→ What to do:
Do not repeat pictures. Repeat exactly the lines of the listing below from its first line through the line with "from matplotlib.ticker import MultipleLocator".
____
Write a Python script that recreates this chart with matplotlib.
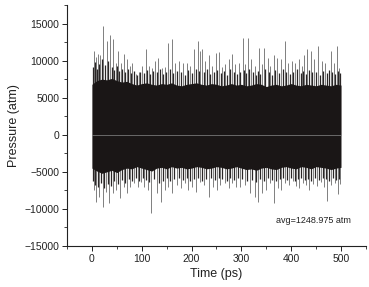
import matplotlib
matplotlib.use("Agg")
import matplotlib.pyplot as plt
from matplotlib.ticker import MultipleLocator

# ---- data ----
core_t = [0, 10, 20, 30, 40, 50, 60, 70, 80, 90, 100, 110, 120, 130, 140, 150, 160, 170,
          180, 190, 200, 210, 220, 230, 240, 250, 260, 270, 280, 290, 300, 310, 320, 330,
          340, 350, 360, 370, 380, 390, 400, 410, 420, 430, 440, 450, 460, 470, 480, 490, 500]
core_hi = [6800, 7300, 7500, 7400, 7600, 7300, 7100, 7200, 6900, 6700, 6900, 7000, 6800,
           6700, 6900, 6800, 7000, 6700, 6600, 6800, 6900, 7000, 6800, 6700, 6900, 6800,
           6600, 6700, 6900, 6700, 6800, 6600, 6700, 6900, 6800, 6500, 6700, 6800, 6600,
           6700, 6900, 6700, 6600, 6800, 6700, 6600, 6800, 6700, 6600, 6800, 6700]
core_lo = [-4500, -4900, -5200, -5000, -4800, -5100, -4700, -4500, -4600, -4300, -4500,
           -4700, -4900, -4500, -4400, -4600, -4300, -4500, -4400, -4600, -4500, -4300,
           -4400, -4600, -4500, -4300, -4400, -4600, -4500, -4300, -4500, -4700, -4600,
           -4800, -4500, -4400, -4600, -4700, -4400, -4300, -4500, -4600, -4300, -4400,
           -4600, -4300, -4400, -4500, -4700, -4500, -4400]

up_t = [4, 9, 13, 17, 23, 30, 37, 43, 48, 53, 58, 64, 71, 76, 81, 88, 94, 101, 109, 114,
        120, 127, 133, 140, 146, 152, 160, 167, 175, 183, 190, 197, 205, 212, 217, 221,
        228, 235, 242, 249, 256, 262, 268, 275, 281, 288, 295, 303, 308, 313, 320, 327,
        336, 341, 345, 353, 358, 365, 372, 379, 387, 394, 401, 408, 416, 421, 426, 432,
        439, 446, 454, 461, 468, 479, 485, 491, 496]
up_v = [11340, 10500, 10900, 10800, 14700, 12700, 13500, 12950, 9700, 11340, 9700, 10900,
        10270, 9300, 9700, 8250, 8500, 9330, 11600, 9330, 9000, 9950, 10400, 9000, 9200,
        12400, 12950, 9700, 9950, 9700, 9700, 9300, 11600, 12700, 11340, 11600, 9950,
        10800, 9300, 11070, 11200, 9200, 9500, 10270, 10900, 9500, 9700, 13100, 9500,
        13100, 10270, 9300, 11750, 9500, 11700, 10400, 9300, 10800, 10400, 10270, 12700,
        9700, 9950, 9700, 10270, 9300, 10800, 11600, 11340, 10270, 12000, 9950, 9700,
        11340, 9700, 12000, 9000]

mid_up_t = [2, 6, 11, 15, 20, 26, 33, 40, 45, 50, 55, 61, 67, 73, 79, 84, 91, 97, 104, 111,
            117, 123, 130, 136, 143, 149, 156, 163, 170, 178, 186, 193, 200, 208, 214, 224,
            231, 238, 245, 252, 259, 265, 271, 278, 285, 291, 298, 305, 310, 316, 323, 330,
            333, 338, 348, 355, 362, 368, 375, 383, 390, 397, 404, 412, 419, 423, 429, 436,
            442, 450, 457, 464, 472, 476, 482, 488, 494, 499]
mid_up_v = [9200, 9800, 8900, 9600, 10200, 9400, 9900, 9100, 8700, 9300, 8600, 8900, 8400,
            8800, 8300, 8600, 8100, 8500, 8300, 8700, 8200, 8600, 8400, 8900, 8200, 8500,
            8800, 8300, 8600, 8400, 8100, 8700, 8300, 8900, 8600, 8400, 8800, 8200, 8500,
            8700, 8300, 8600, 8100, 8800, 8400, 8200, 8500, 8700, 8300, 8900, 8400, 8100,
            8600, 8200, 8800, 8400, 8100, 8700, 8300, 8900, 8500, 8200, 8400, 8800, 8300,
            8600, 8200, 8700, 8400, 8500, 8100, 8600, 8300, 8700, 8400, 8200, 8600, 8300]

lo_t = [4, 9, 15, 22, 29, 35, 42, 49, 57, 64, 71, 77, 85, 92, 99, 105, 112, 119, 130, 139,
        147, 153, 161, 170, 179, 187, 193, 200, 208, 217, 225, 235, 243, 251, 258, 267,
        275, 281, 289, 298, 308, 318, 327, 333, 341, 349, 358, 366, 373, 380, 388, 396,
        404, 410, 416, 424, 430, 436, 444, 452, 460, 466, 472, 480, 487, 493, 498]
lo_v = [-7450, -9015, -8340, -9685, -7670, -9240, -7895, -7450, -8570, -7000, -7895, -7000,
        -6550, -7000, -6330, -7000, -7450, -10580, -7895, -9015, -7450, -7000, -7895, -6780,
        -7225, -6550, -7450, -7000, -7670, -6330, -6780, -8340, -7000, -7450, -6780, -6550,
        -7225, -6550, -7000, -7000, -6780, -7895, -8340, -9015, -7895, -7450, -6550, -9240,
        -7225, -7450, -6500, -6800, -6300, -6900, -7200, -6500, -6800, -7450, -6600, -6900,
        -6400, -7000, -9000, -6800, -6500, -8000, -6600]

mid_lo_t = [2, 6, 12, 18, 25, 32, 38, 45, 53, 60, 67, 74, 81, 88, 95, 102, 108, 115, 124,
            134, 143, 150, 157, 165, 174, 183, 190, 196, 204, 212, 221, 230, 239, 247, 255,
            262, 271, 278, 285, 293, 302, 312, 322, 330, 337, 345, 353, 362, 370, 377, 384,
            392, 400, 407, 413, 420, 427, 433, 440, 448, 456, 463, 469, 476, 484, 490, 496]
mid_lo_v = [-6200, -6800, -7000, -6500, -7200, -6600, -6900, -6300, -6700, -6100, -6500,
            -6000, -6300, -5900, -6200, -5800, -6100, -6400, -6000, -6500, -6200, -5900,
            -6300, -6000, -5800, -6100, -5900, -6300, -6000, -5800, -6200, -6000, -5900,
            -6100, -5800, -6000, -6200, -5900, -6100, -5800, -6000, -6300, -6100, -6400,
            -6000, -6200, -5900, -6100, -6300, -6000, -5800, -6100, -5900, -6200, -6000,
            -5800, -6100, -6000, -6200, -5900, -6100, -5800, -6000, -6200, -5900, -6100,
            -6000]

ref_line_t = [0, 500]
ref_line_v = [0, 0]
avg_text = "avg=1248.975 atm"

plt.rcParams['font.family'] = ['Liberation Sans', 'DejaVu Sans']

fig = plt.figure(figsize=(3.69, 2.87), dpi=100)
ax = fig.add_axes([0.1816, 0.143, 0.810, 0.8396])

ax.fill_between(core_t, core_lo, core_hi, color='#1a1616', linewidth=0, zorder=3)
ax.vlines(mid_up_t, 0, mid_up_v, colors='#2a2626', linewidth=0.9, zorder=2)
ax.vlines(mid_lo_t, mid_lo_v, 0, colors='#2a2626', linewidth=0.9, zorder=2)
ax.vlines(up_t, 0, up_v, colors='#6a6a6a', linewidth=0.6, zorder=1)
ax.vlines(lo_t, lo_v, 0, colors='#6a6a6a', linewidth=0.6, zorder=1)
ax.plot(ref_line_t, ref_line_v, color='#8a8a8a', linewidth=0.5, zorder=4)

ax.set_xlim(-50, 550)
ax.set_ylim(-15000, 17500)
ax.xaxis.set_minor_locator(MultipleLocator(50))
ax.yaxis.set_minor_locator(MultipleLocator(2500))
ax.set_xticks(range(0, 501, 100))
ax.set_yticks(range(-15000, 15001, 5000))

for s in ['top', 'right']:
    ax.spines[s].set_visible(False)
for s in ['left', 'bottom']:
    ax.spines[s].set_linewidth(0.8)
    ax.spines[s].set_color('#222222')

ax.tick_params(which='major', direction='out', length=3.5, width=0.7, labelsize=7.5,
               colors='#222222', pad=2)
ax.tick_params(which='minor', direction='out', length=2, width=0.6, colors='#222222')

ax.set_xlabel('Time (ps)', fontsize=9, color='#222222', labelpad=3)
ax.set_ylabel('Pressure (atm)', fontsize=9, color='#222222', labelpad=3)

ax.text(444, -11500, avg_text, fontsize=6.5, ha='center', va='center', color='#222222')

fig.savefig('out.png', dpi=100)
____
→ Expected output:
Write a Python script that recreates this chart with matplotlib.
import matplotlib
matplotlib.use("Agg")
import matplotlib.pyplot as plt
from matplotlib.ticker import MultipleLocator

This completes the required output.